2.1.2 Converting Materials into an Electronic Form
As for the second step, it is, primarily, necessary to introduce where the corpus materials were obtained from. The majority of them were located in libraries. In addition to that, my own resources were also exploited. Thus, none out of these aforementioned materials were in electronic form. As it is one of the principal requirements of a well-built corpus, it was necessary to convert them. The process is described in the paragraphs below
First, samples of the above-mentioned materials were scanned. As the form of recipes was unified in almost every particular book or magazine, one or two pages from each source were scanned. If it was an exceptional case in which the forms differed, enough pages to cover the varieties were provided.
Second, an optical character recognition (OCR) was used to acquire machine-editable texts.
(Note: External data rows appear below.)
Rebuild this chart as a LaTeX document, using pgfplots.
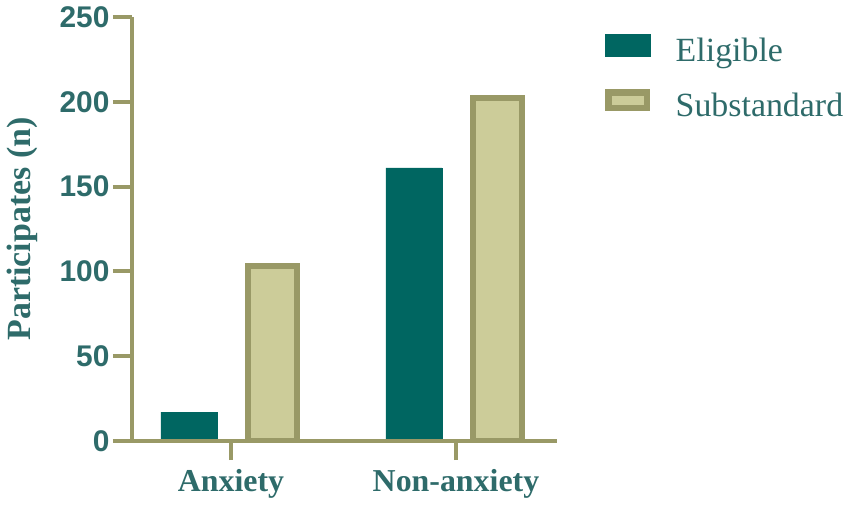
\documentclass[border=0pt]{standalone}
\usepackage{fontspec}
\setmainfont{Liberation Serif}
\setsansfont{Liberation Sans}
\usepackage{pgfplots}
\pgfplotsset{compat=1.18}
\definecolor{tealbar}{RGB}{0,102,97}
\definecolor{olivefill}{RGB}{204,204,153}
\definecolor{olivedark}{RGB}{153,153,102}
\definecolor{labtxt}{RGB}{46,107,106}
\begin{document}
\begin{tikzpicture}
\useasboundingbox (-132bp,-64bp) rectangle (719bp,441bp);
\begin{axis}[
  scale only axis, width=425bp, height=424bp,
  xmin=-0.44, xmax=1.449, ymin=0, ymax=250,
  axis lines*=left,
  axis on top,
  axis line style={olivedark, line width=4bp},
  tick style={olivedark, line width=4bp},
  major tick length=19bp,
  tick align=outside,
  xtick={0,1}, xticklabels={Anxiety, Non-anxiety},
  ytick={0,50,100,150,200,250},
  /pgf/number format/assume math mode=true,
  yticklabel style={font=\fontsize{30}{36}\selectfont\sffamily\bfseries, text=labtxt},
  xticklabel style={font=\fontsize{32}{38}\selectfont\bfseries, text=labtxt, yshift=-6bp},
  ylabel={Participates (n)},
  ylabel style={font=\fontsize{34}{40}\selectfont\bfseries, text=labtxt, at={(axis description cs:-0.259,0.5)}, anchor=center},
  legend style={draw=none, fill=none, at={(rel axis cs:1.113,0.96)}, anchor=north west,
    font=\fontsize{34}{40}\selectfont, text=labtxt, row sep=13bp, inner sep=0pt,
    /tikz/every odd column/.style={column sep=23bp}},
  legend cell align=left,
]
\addplot[ybar, bar width=56bp, bar shift=-42bp, fill=tealbar, draw=tealbar, line width=0.5bp,
  legend image code/.code={\fill[tealbar] (0bp,0bp) rectangle (45bp,22bp);}]
  coordinates {(0,17) (1,161)};
\addlegendentry{\raisebox{11bp}{Eligible}}
\addplot[ybar, bar width=49bp, bar shift=42bp, fill=olivefill, draw=olivedark, line width=6bp,
  legend image code/.code={\draw[fill=olivefill, draw=olivedark, line width=6.5bp] (3.25bp,3.25bp) rectangle (41.75bp,18.75bp);}]
  coordinates {(0,103) (1,202)};
\addlegendentry{\raisebox{11bp}{Substandard}}
\end{axis}
\end{tikzpicture}
\end{document}
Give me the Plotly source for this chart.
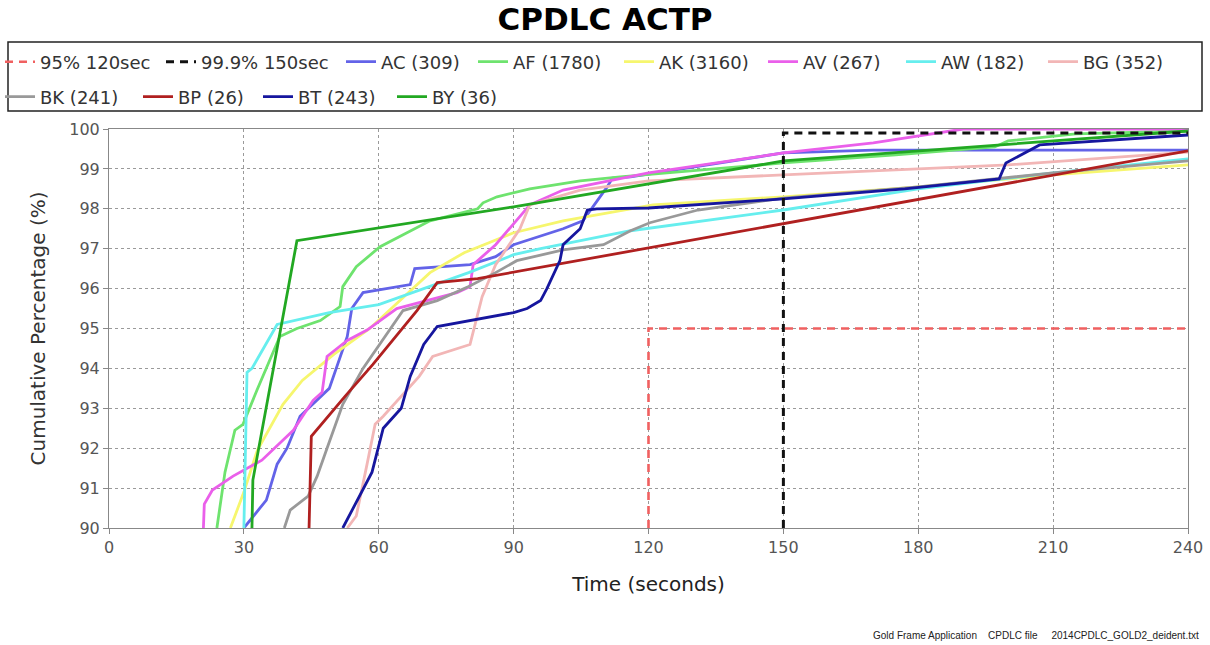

From two variants for saving the text that the tool gives – a plain text file (.txt) and a rich text format (.rtf) – the second one was chosen, although Sinclair recommends to “save the text in a plain text format” (“How to build a corpus” 81). The reason why it was decided for the rich text format follows from the character of the research: the structural formatting is lost with the plain text and then it would not be possible to search for information in specific areas of the texts. I consider this a substantive disadvantage since one part of this work analyzes whether foodstuffs are described in the list of ingredients or in the directional part of a recipe.
Approximately one fifth of the corpus materials were copied from Havlásková’s corpus. Even though the recipes from this source were already scanned, they were not machine-editable; thus, the OCR processing repeated.
Finally, some recipes were also derived from the Internet. These were already in electronic versions but not in the required format. In such a situation, Bowker and Pearson offer two solutions, saying that one “option is to simply select all the text [in my case a recipe] on screen and then copy and paste it into the word processor (e.g. Wordpad, Word, WordPerfect)” and “the other option is to use the ‘save as’ feature of the browser to safe the text as a plain text file” (Bowker and Pearson 65). The first alternative was prioritized as with the second one the formatting would have been lost (the reasons are mentioned above). Nevertheless, there is one drawback connected with the online sources; that is the fact that “texts on the Web are encoded using a special language called HyperText Markup Language (HTML),” and, thus, they “contain a number of tags (shown in angle brackets)” which need not to be compatible with corpus analysis tools (63-65). Therefore, some time was also devoted to editing the texts.
In the third step, one should follow the Corpus Encoding Standard, which is “the widely accepted set of encoding standards for corpus based work” (Corpus Encoding Standard 1). It says that three categories are worth encoding in a corpus: documentation, primary data, and linguistic annotation (Bowker and Pearson 80).5 As for this topic, my corpus can be considered imperfect for it does not fulfill the requirements. Only titles and sometimes also names of the authors or translators are included in the names of documents. The corpus was not tagged for it would be a time-consuming activity and, in addition to that, these characteristics were not necessary for the analysis.
Unquestionably, I am aware of the shortcomings, such as lacking annotation and a rather small size of the corpus, and I also realize that this is not a corpus to all intents and purposes. Nonetheless, for the purposes of my research, I still consider this “disposable corpus”6 sufficient.